Mein Freund, das Kind, und mein Ehemann kamen natürlich bestens ohne mich zurecht. Nichts anderes hatte ich erwartet, aber weh tat es schon auch ein bisschen. Hat nicht jede Mutter irgendeine Superkraft, ohne die der Rest der Familie verhungert, verdurstet oder zumindest schlecht schläft? Ich offensichtlich nicht. Ein einziges Mal in den folgenden fünf Wochen schrieb mir mein Mann in aussichtsloser Lage eine SMS. Er vermisste die orangefarbene Frisbeescheibe. »Hab sie!«, textete er, noch bevor mir die Schublade im Kellerschrank einfiel.
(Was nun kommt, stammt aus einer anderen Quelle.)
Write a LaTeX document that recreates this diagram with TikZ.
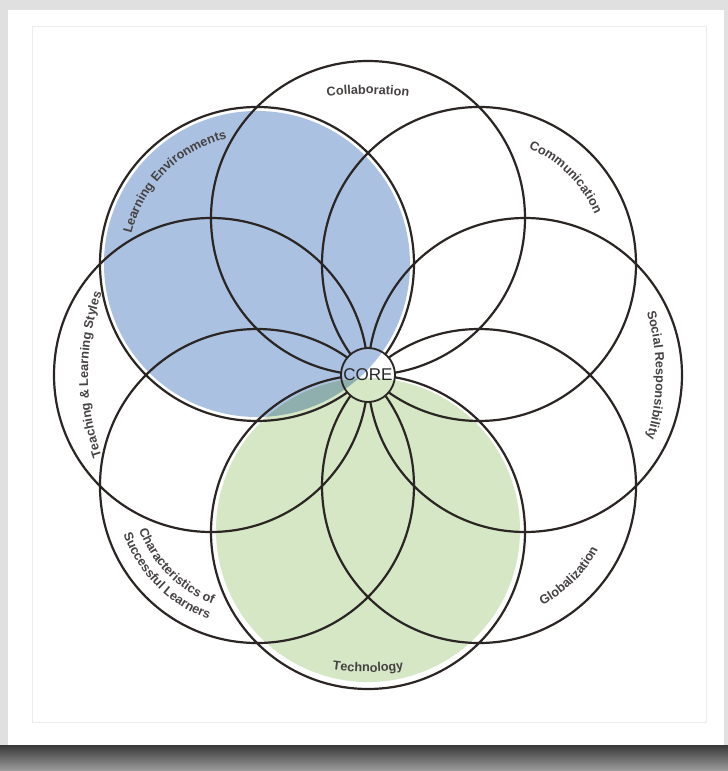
\documentclass[tikz,border=0pt]{standalone}
\usepackage{fontspec}
\setmainfont{Liberation Sans}
\usetikzlibrary{decorations.text}

\definecolor{petalblue}{RGB}{170,193,226}
\definecolor{petalgreen}{RGB}{214,231,198}
\definecolor{petalteal}{RGB}{143,175,175}
\definecolor{ringline}{RGB}{43,37,35}
\definecolor{textgray}{RGB}{70,66,66}
\newcommand{\lblfont}{\fontsize{12.7}{12.7}\selectfont\bfseries\color{textgray}}

\begin{document}
\begin{tikzpicture}[
  x=1pt, y=1pt,
  petal/.style={draw=ringline, line width=2.2pt},
  petaltext/.style={decorate, decoration={text along path, text align=center, text={#1}}},
]

% Page and frame
\useasboundingbox (-368,-396) rectangle (360,375);
\fill[black!12] (-368,-396) rectangle (360,375);
\fill[white] (-360,-370) rectangle (356,365);
\shade[top color=black!78, bottom color=black!38] (-368,-396) rectangle (360,-370);
\draw[black!8, line width=1pt] (-335,-347) rectangle (338,348);

% Circle centres
\foreach \ang/\name in {90/collab, 45/commun, 0/social, -45/global, -90/tech, -135/charac, 180/teach, 135/learnenv}
  \coordinate (\name) at (\ang:157);
\coordinate (techfill) at (-90:155);

% Coloured circles
\fill[petalblue] (learnenv) circle[radius=153];
\fill[petalgreen] (techfill) circle[radius=152];
\begin{scope}
  \clip (learnenv) circle[radius=153];
  \fill[petalteal] (techfill) circle[radius=152];
\end{scope}

% Outlines
\foreach \name in {collab, commun, social, global, tech, charac, teach, learnenv}
  \draw[petal] (\name) circle[radius=157];

% Core
\begin{scope}
  \clip (0,0) circle[radius=27];
  \fill[white] (-30,-30) rectangle (30,30);
  \fill[petalblue] (learnenv) circle[radius=153];
  \fill[petalgreen] (techfill) circle[radius=152];
  \clip (learnenv) circle[radius=153];
  \fill[petalteal] (techfill) circle[radius=152];
\end{scope}
\node[circle, draw=ringline, line width=1.8pt, minimum size=54pt, inner sep=0pt,
  font=\fontsize{17}{17}\selectfont, text=black!85] (core) at (0,0) {CORE};

% Labels, upper half
\path[shift={(collab)}, shift={(90:-176)}, petaltext={|\lblfont|Collaboration}] (110:300) arc[start angle=110, end angle=70, radius=300];
\path[shift={(commun)}, petaltext={|\lblfont|Communication}] (115:126) arc[start angle=115, end angle=-25, radius=126];
\path[shift={(social)}, shift={(0:-89)}, petaltext={|\lblfont|Social Responsibility}] (35:220) arc[start angle=35, end angle=-35, radius=220];
\path[shift={(learnenv)}, petaltext={|\lblfont|Learning Environments}] (205:129) arc[start angle=205, end angle=65, radius=129];
\path[shift={(teach)}, shift={(180:-127)}, petaltext={|\lblfont|Teaching {\&} Learning Styles}] (215:250) arc[start angle=215, end angle=145, radius=250];

% Labels, lower half
\path[shift={(tech)}, shift={(270:-110)}, petaltext={|\lblfont|Technology}] (250:250) arc[start angle=250, end angle=290, radius=250];
\path[shift={(global)}, petaltext={|\lblfont|Globalization}] (245:135) arc[start angle=245, end angle=385, radius=135];
\path[shift={(charac)}, petaltext={|\lblfont|Characteristics of}] (155:126) arc[start angle=155, end angle=295, radius=126];
\path[shift={(charac)}, petaltext={|\lblfont|Successful Learners}] (155:142) arc[start angle=155, end angle=295, radius=142];

\end{tikzpicture}
\end{document}
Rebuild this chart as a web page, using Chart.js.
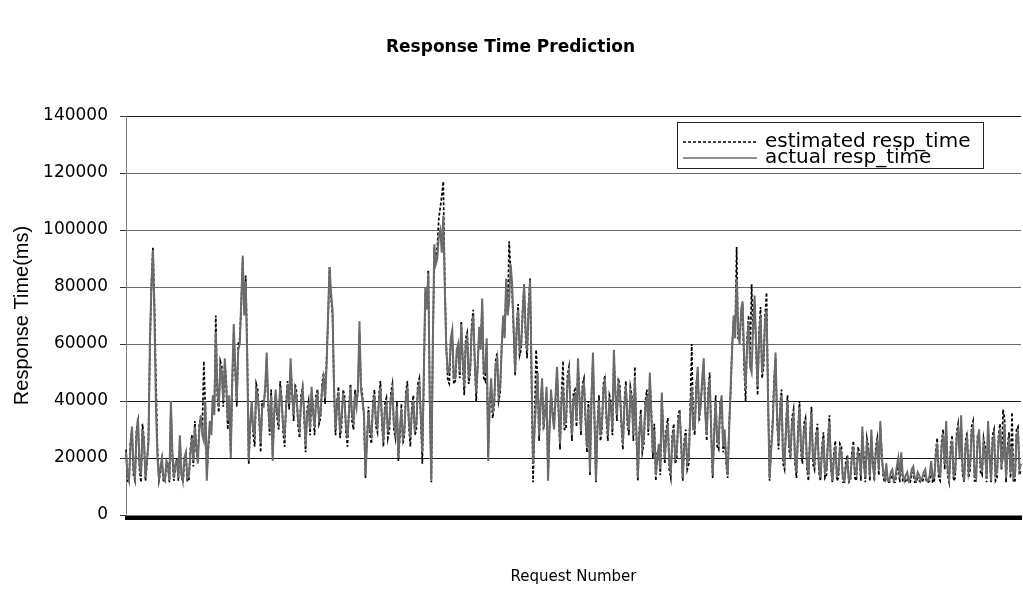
<!DOCTYPE html>
<html>
<head>
<meta charset="utf-8">
<title>Response Time Prediction</title>
<script src="https://cdn.jsdelivr.net/npm/chart.js@4.4.1/dist/chart.umd.min.js"></script>
<style>
  body { margin: 0; background: #fff; }
  #wrap { width: 1023px; height: 592px; }
</style>
</head>
<body>
<div id="wrap"><canvas id="rtChart"></canvas></div>
<script>
// response times in ms (599 samples across the run)
const actualResp = [
  22000, 14000, 12000, 24000, 31000, 16000, 13000, 28000, 34000, 18000, 14000, 30000, 26000, 13000, 19000, 25000, 62000, 80000, 93000, 70000,
  38000, 20000, 13000, 17000, 20000, 13000, 12000, 19000, 18000, 12000, 40000, 22000, 13000, 18000, 19000, 13000, 28000, 15000, 12000, 20000,
  22000, 13000, 14000, 21000, 27000, 19000, 31000, 24000, 18000, 30000, 35000, 28000, 26000, 40000, 12000, 25000, 33000, 28000, 42000, 35000,
  64000, 45000, 38000, 52000, 50000, 40000, 55000, 45000, 33000, 42000, 20000, 48000, 67000, 52000, 40000, 58000, 60000, 75000, 91000, 70000,
  82000, 55000, 19000, 33000, 40000, 30000, 28000, 44000, 42000, 35000, 25000, 38000, 38000, 45000, 57000, 40000, 30000, 42000, 19000, 36000,
  44000, 36000, 33000, 45000, 40000, 31000, 28000, 38000, 46000, 39000, 55000, 42000, 35000, 44000, 41000, 33000, 30000, 40000, 44000, 37000,
  24000, 35000, 38000, 30000, 45000, 36000, 31000, 40000, 42000, 34000, 36000, 44000, 48000, 41000, 52000, 70000, 87000, 78000, 72000, 45000,
  30000, 38000, 43000, 29000, 34000, 42000, 40000, 31000, 27000, 36000, 45000, 35000, 33000, 42000, 38000, 45000, 68000, 44000, 40000, 36000,
  14000, 25000, 36000, 30000, 28000, 38000, 42000, 33000, 31000, 40000, 45000, 34000, 26000, 37000, 39000, 29000, 33000, 41000, 44000, 32000,
  29000, 38000, 20000, 30000, 37000, 27000, 30000, 41000, 45000, 33000, 27000, 36000, 40000, 30000, 32000, 44000, 46000, 35000, 22000, 50000,
  80000, 72000, 85000, 40000, 12000, 60000, 95000, 88000, 90000, 98000, 100000, 92000, 105000, 80000, 58000, 50000, 50000, 62000, 65000, 48000,
  48000, 58000, 60000, 50000, 67000, 55000, 45000, 60000, 62000, 48000, 52000, 65000, 70000, 55000, 43000, 52000, 66000, 58000, 76000, 50000,
  50000, 62000, 19000, 40000, 48000, 36000, 40000, 52000, 55000, 42000, 45000, 58000, 70000, 62000, 83000, 70000, 75000, 88000, 81000, 66000,
  50000, 64000, 72000, 58000, 60000, 70000, 81000, 65000, 58000, 72000, 82000, 50000, 18000, 30000, 40000, 50000, 28000, 38000, 48000, 32000,
  35000, 45000, 12000, 30000, 44000, 35000, 30000, 42000, 52000, 38000, 25000, 40000, 45000, 32000, 33000, 47000, 50000, 38000, 28000, 41000,
  42000, 33000, 55000, 40000, 30000, 44000, 46000, 35000, 24000, 38000, 15000, 40000, 57000, 35000, 12000, 30000, 40000, 28000, 32000, 44000,
  47000, 35000, 28000, 40000, 38000, 30000, 58000, 42000, 35000, 46000, 43000, 33000, 25000, 38000, 45000, 34000, 30000, 43000, 40000, 28000,
  48000, 30000, 13000, 28000, 35000, 24000, 27000, 38000, 42000, 30000, 50000, 35000, 22000, 30000, 14000, 20000, 25000, 16000, 43000, 28000,
  20000, 28000, 32000, 18000, 15000, 26000, 30000, 20000, 22000, 33000, 35000, 25000, 13000, 24000, 28000, 18000, 20000, 35000, 45000, 30000,
  30000, 44000, 52000, 35000, 38000, 48000, 55000, 36000, 28000, 42000, 48000, 30000, 14000, 28000, 40000, 26000, 25000, 38000, 42000, 24000,
  30000, 20000, 14000, 30000, 45000, 58000, 70000, 62000, 83000, 65000, 60000, 72000, 75000, 55000, 44000, 60000, 68000, 52000, 50000, 66000,
  77000, 60000, 45000, 62000, 70000, 50000, 55000, 68000, 72000, 40000, 13000, 22000, 30000, 45000, 57000, 35000, 25000, 36000, 42000, 20000,
  18000, 30000, 40000, 25000, 22000, 32000, 35000, 20000, 15000, 28000, 38000, 24000, 20000, 30000, 32000, 18000, 14000, 26000, 36000, 20000,
  18000, 26000, 30000, 17000, 13000, 22000, 27000, 15000, 16000, 25000, 33000, 18000, 12000, 20000, 24000, 14000, 15000, 23000, 22000, 13000,
  12000, 17000, 19000, 12000, 13000, 20000, 24000, 15000, 14000, 22000, 20000, 14000, 31000, 18000, 13000, 25000, 22000, 14000, 30000, 17000,
  14000, 22000, 25000, 16000, 33000, 20000, 15000, 13000, 18000, 12000, 12000, 15000, 16000, 12000, 13000, 17000, 20000, 13000, 22000, 14000,
  12000, 14000, 15000, 12000, 13000, 16000, 17000, 13000, 12000, 15000, 14000, 12000, 13000, 15000, 16000, 12000, 12000, 14000, 19000, 13000,
  13000, 20000, 25000, 15000, 14000, 24000, 28000, 18000, 33000, 16000, 13000, 22000, 26000, 14000, 15000, 27000, 30000, 20000, 35000, 16000,
  12000, 24000, 27000, 15000, 18000, 29000, 31000, 14000, 13000, 26000, 30000, 17000, 16000, 25000, 22000, 13000, 33000, 20000, 12000, 26000,
  28000, 14000, 15000, 26000, 30000, 18000, 20000, 32000, 13000, 22000, 27000, 15000, 24000, 13000, 14000, 28000, 29000, 16000, 18000
];

const estimatedResp = [
  23000, 12000, 11500, 26000, 30000, 14000, 12000, 30000, 33000, 16000, 11500, 32000, 27000, 12000, 18000, 27000, 58000, 82000, 94000, 75000,
  48000, 24000, 12000, 15000, 19000, 12000, 11500, 18000, 17000, 11500, 38000, 20000, 12000, 17000, 20000, 12000, 27000, 14000, 11500, 18000,
  21000, 12000, 12000, 23000, 28000, 17000, 33000, 22000, 20000, 32000, 34000, 30000, 54000, 38000, 14000, 23000, 30000, 30000, 40000, 37000,
  70000, 42000, 36000, 54000, 52000, 38000, 53000, 47000, 30000, 40000, 22000, 46000, 64000, 50000, 38000, 60000, 62000, 73000, 90000, 72000,
  84000, 58000, 18000, 31000, 38000, 28000, 24000, 46000, 44000, 33000, 22000, 40000, 40000, 43000, 55000, 38000, 28000, 44000, 21000, 34000,
  42000, 34000, 30000, 47000, 41000, 29000, 24000, 40000, 47000, 37000, 52000, 44000, 33000, 46000, 43000, 31000, 27000, 42000, 45000, 35000,
  22000, 37000, 40000, 28000, 43000, 38000, 28000, 42000, 44000, 32000, 34000, 46000, 50000, 39000, 54000, 68000, 87000, 76000, 70000, 43000,
  28000, 40000, 45000, 27000, 31000, 44000, 42000, 29000, 24000, 38000, 46000, 33000, 30000, 44000, 40000, 43000, 64000, 46000, 42000, 34000,
  13000, 27000, 38000, 28000, 25000, 40000, 44000, 31000, 29000, 42000, 47000, 32000, 24000, 39000, 41000, 27000, 30000, 43000, 46000, 30000,
  27000, 40000, 19000, 28000, 39000, 25000, 28000, 43000, 47000, 31000, 24000, 38000, 42000, 28000, 30000, 46000, 48000, 33000, 18000, 48000,
  78000, 74000, 86000, 38000, 11500, 58000, 92000, 90000, 94000, 104000, 108000, 112000, 117000, 82000, 60000, 47000, 46000, 60000, 62000, 46000,
  47000, 56000, 58000, 48000, 68000, 53000, 42000, 62000, 64000, 46000, 50000, 67000, 72000, 53000, 40000, 54000, 64000, 60000, 74000, 48000,
  47000, 60000, 21000, 38000, 45000, 34000, 38000, 54000, 57000, 40000, 43000, 60000, 68000, 64000, 80000, 72000, 96000, 86000, 78000, 64000,
  49000, 66000, 74000, 56000, 58000, 72000, 80000, 63000, 55000, 74000, 83000, 45000, 11500, 32000, 58000, 48000, 26000, 40000, 46000, 30000,
  37000, 43000, 13000, 32000, 42000, 37000, 32000, 40000, 50000, 36000, 23000, 42000, 54000, 30000, 30000, 49000, 52000, 36000, 26000, 43000,
  44000, 31000, 53000, 42000, 28000, 46000, 48000, 33000, 22000, 40000, 14000, 42000, 55000, 33000, 11500, 32000, 42000, 26000, 30000, 46000,
  49000, 33000, 26000, 42000, 40000, 28000, 55000, 44000, 33000, 48000, 45000, 31000, 23000, 40000, 47000, 32000, 28000, 45000, 42000, 26000,
  52000, 28000, 12000, 30000, 37000, 22000, 25000, 40000, 44000, 28000, 48000, 37000, 20000, 32000, 12000, 22000, 23000, 14000, 41000, 30000,
  18000, 30000, 34000, 16000, 13000, 28000, 32000, 18000, 20000, 35000, 37000, 23000, 12000, 26000, 30000, 16000, 18000, 37000, 60000, 32000,
  28000, 46000, 50000, 33000, 40000, 46000, 53000, 38000, 26000, 44000, 50000, 28000, 13000, 30000, 42000, 24000, 23000, 40000, 40000, 22000,
  28000, 18000, 13000, 32000, 43000, 60000, 68000, 64000, 94000, 62000, 62000, 70000, 72000, 52000, 40000, 62000, 70000, 55000, 81000, 64000,
  74000, 58000, 42000, 64000, 73000, 48000, 52000, 70000, 78000, 42000, 12000, 24000, 32000, 47000, 55000, 33000, 23000, 38000, 44000, 18000,
  16000, 32000, 42000, 23000, 20000, 34000, 37000, 18000, 13000, 30000, 40000, 22000, 18000, 32000, 34000, 16000, 12000, 28000, 38000, 18000,
  16000, 28000, 32000, 15000, 12000, 24000, 29000, 13000, 14000, 27000, 35000, 16000, 11500, 22000, 26000, 12000, 13000, 25000, 24000, 11500,
  11500, 19000, 21000, 11500, 12000, 22000, 26000, 13000, 12000, 24000, 22000, 12000, 29000, 20000, 11500, 27000, 24000, 12000, 28000, 19000,
  12000, 24000, 27000, 14000, 31000, 22000, 13000, 11500, 16000, 11500, 11500, 13000, 14000, 11500, 11500, 15000, 18000, 11500, 20000, 12000,
  11500, 12000, 13000, 11500, 11500, 14000, 15000, 11500, 11500, 13000, 12000, 11500, 11500, 13000, 14000, 11500, 11500, 12000, 17000, 11500,
  11500, 22000, 27000, 13000, 12000, 26000, 30000, 16000, 31000, 14000, 11500, 24000, 28000, 12000, 13000, 29000, 32000, 22000, 33000, 14000,
  11500, 26000, 29000, 13000, 16000, 31000, 33000, 12000, 12000, 28000, 28000, 15000, 14000, 27000, 24000, 11500, 31000, 22000, 11500, 28000,
  30000, 12000, 13000, 28000, 32000, 16000, 37000, 34000, 11500, 24000, 29000, 13000, 36000, 11500, 12000, 30000, 31000, 14000, 16000
];

// request numbers along the x axis
const requestNumbers = actualResp.map((v, i) => i + 1);

const yMin = 0;
const yMax = 140000;
const yStep = 20000;

// legend with a frame, drawn inside the plot like the original
const boxLegend = {
  id: 'boxLegend',
  afterDatasetsDraw(chart, args, opts) {
    const ctx = chart.ctx;
    ctx.save();
    ctx.fillStyle = '#fff';
    ctx.fillRect(opts.x, opts.y, opts.w, opts.h);
    ctx.strokeStyle = '#222';
    ctx.lineWidth = 1;
    ctx.strokeRect(opts.x + 0.5, opts.y + 0.5, opts.w, opts.h);
    ctx.font = opts.font;
    ctx.textBaseline = 'middle';
    chart.data.datasets.forEach(function(ds, i) {
      let y = opts.y + opts.firstRow + i * opts.rowGap;
      ctx.strokeStyle = ds.borderColor;
      ctx.lineWidth = 1.5;
      ctx.setLineDash(ds.borderDash || []);
      ctx.beginPath();
      ctx.moveTo(opts.x + 6, y);
      ctx.lineTo(opts.x + 80, y);
      ctx.stroke();
      ctx.setLineDash([]);
      ctx.fillStyle = '#000';
      ctx.fillText(ds.label, opts.x + 88, y);
    });
    ctx.restore();
  }
};

Chart.defaults.font.family = "'DejaVu Sans', sans-serif";
Chart.defaults.color = '#000';

let ctx = document.getElementById('rtChart').getContext('2d');
let chart = new Chart(ctx, {
  type: 'line',
  data: {
    labels: requestNumbers,
    datasets: [{
      label: 'estimated resp_time',
      data: estimatedResp,
      borderColor: '#000',
      borderWidth: 1.7,
      borderDash: [3, 2],
      pointRadius: 0,
      tension: 0,
      order: 1
    }, {
      label: 'actual resp_time',
      data: actualResp,
      borderColor: '#6b6b6b',
      borderWidth: 2,
      pointRadius: 0,
      tension: 0,
      order: 0
    }]
  },
  options: {
    responsive: true,
    maintainAspectRatio: false,
    devicePixelRatio: 1,
    animation: false,
    layout: { padding: { left: 0, right: 2, top: 0, bottom: 0 } },
    plugins: {
      legend: { display: false },
      tooltip: { enabled: false },
      title: {
        display: true,
        text: 'Response Time Prediction',
        color: '#000',
        font: { size: 17, weight: 'bold' },
        padding: { top: 37, bottom: 58.6 }
      },
      boxLegend: {
        x: 677, y: 122, w: 306, h: 46,
        firstRow: 20, rowGap: 16,
        font: "20px 'DejaVu Sans', sans-serif"
      }
    },
    scales: {
      x: {
        type: 'category',
        offset: false,
        grid: {
          display: true,
          drawOnChartArea: false,
          drawTicks: true,
          tickLength: 5,
          lineWidth: 2,
          color: '#000'
        },
        border: { display: true, color: '#808080', width: 1 },
        ticks: { display: false },
        title: {
          display: true,
          text: 'Request Number',
          font: { size: 15 },
          padding: { top: 0, bottom: 6 }
        },
        afterFit: function(scale) { scale.height = 77; }
      },
      y: {
        min: yMin,
        max: yMax,
        ticks: {
          stepSize: yStep,
          padding: 12,
          font: { size: 17 },
          callback: function(v) { return String(v); }
        },
        grid: {
          drawTicks: true,
          tickLength: 6,
          lineWidth: 1,
          tickColor: '#333',
          color: function(c) {
            let v = c.tick ? c.tick.value : 0;
            return (v === 140000 || v <= 40000) ? '#1a1a1a' : '#6a6a6a';
          }
        },
        border: { display: true, color: '#808080', width: 1 },
        title: {
          display: true,
          text: 'Response Time(ms)',
          font: { family: "'Liberation Sans', Arial, sans-serif", size: 20 },
          padding: { top: 10, bottom: 0 }
        },
        afterFit: function(scale) { scale.width = 126; }
      }
    }
  },
  plugins: [boxLegend]
});
</script>
</body>
</html>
»Es läuft alles so viel besser ohne dich«, jubelte er ein paar Tage später. Anziehen, Gesicht waschen, Zähne putzen. Das alles erledige der Sohn plötzlich ohne Widerstand. Offensichtlich wurde auch mehr gelacht ohne mich. »Ein Rabe geht im Feld spazieren. Da fällt der Weizen um.« Mir hat sich der Humor Helge Schneiders nie erschlossen. Vater und Sohn aber entdeckten mit der Liebe zu diesem Quatsch neue Gemeinsamkeiten.

Es war, ehrlich gesagt, ein überraschend blödes Gefühl, nicht gebraucht zu werden. Dass die beiden ohne mich so viel mehr Spaß zu haben schienen, verunsicherte mich zusätzlich. Eines Tages nannte mich das Kind im Videochat »Anna« statt »Mama«. Ein Weckruf fürs schlechte Gewissen. Sofort waren die Selbstzweifel wieder mal omnipräsent. Bin ich doch viel zu egoistisch? Vernachlässige ich meine Verantwortung als Mutter? Vermisst er mich gar nicht?

Wenn der Sohn einem so klar signalisiert, dass man in der elterlichen Rangordnung den hinteren Platz belegt, tut das weh. Dabei müsste sich die Feministin in mir eigentlich freuen. Wenn man es erstrebenswert findet, dass Frauen in der Politik, in der Wirtschaft oder etwa in Medienhäusern die Hälfte der Macht ausüben, braucht es Männer, die bereitwillig Plätze räumen. Die stattdessen gerne einen verantwortungsvollen Posten innerhalb ihrer Familien ausfüllen wollen und können. Aber es braucht eben auch Frauen, die sich damit zufriedengeben können, nicht überall die Spitzenposition zu besetzen. Die es aushalten, im innerfamiliären Beliebtheitsranking nicht die unangefochtene Nummer eins zu sein.

»Mama ist die Zweitbeste!« Richtig erstrebenswert klingt das nicht. Entsprechend wenig Vorbilder gibt es für das Egomutter-Modell. Wenn mir eines einfällt, dann vielleicht am ehesten Annalena Baerbock, 43 Jahre alt, Mutter von zwei Kindern, einst Kanzlerkandidatin der Grünen, später erste Außenministerin Deutschlands. Die Vereinbarkeit von Kindern und Karriere wird man sich von Baerbock kaum abschauen können. In Wahrheit macht sie Müttern etwas anderes vor: gesunden Egoismus. Dass es okay ist, andere Dinge im Kopf zu haben als den Ort, an dem der Kindersonnenhut üblicherweise liegt. Dass man eine gute Mutter sein kann, ohne sich im Leben in erster Linie um andere zu kümmern.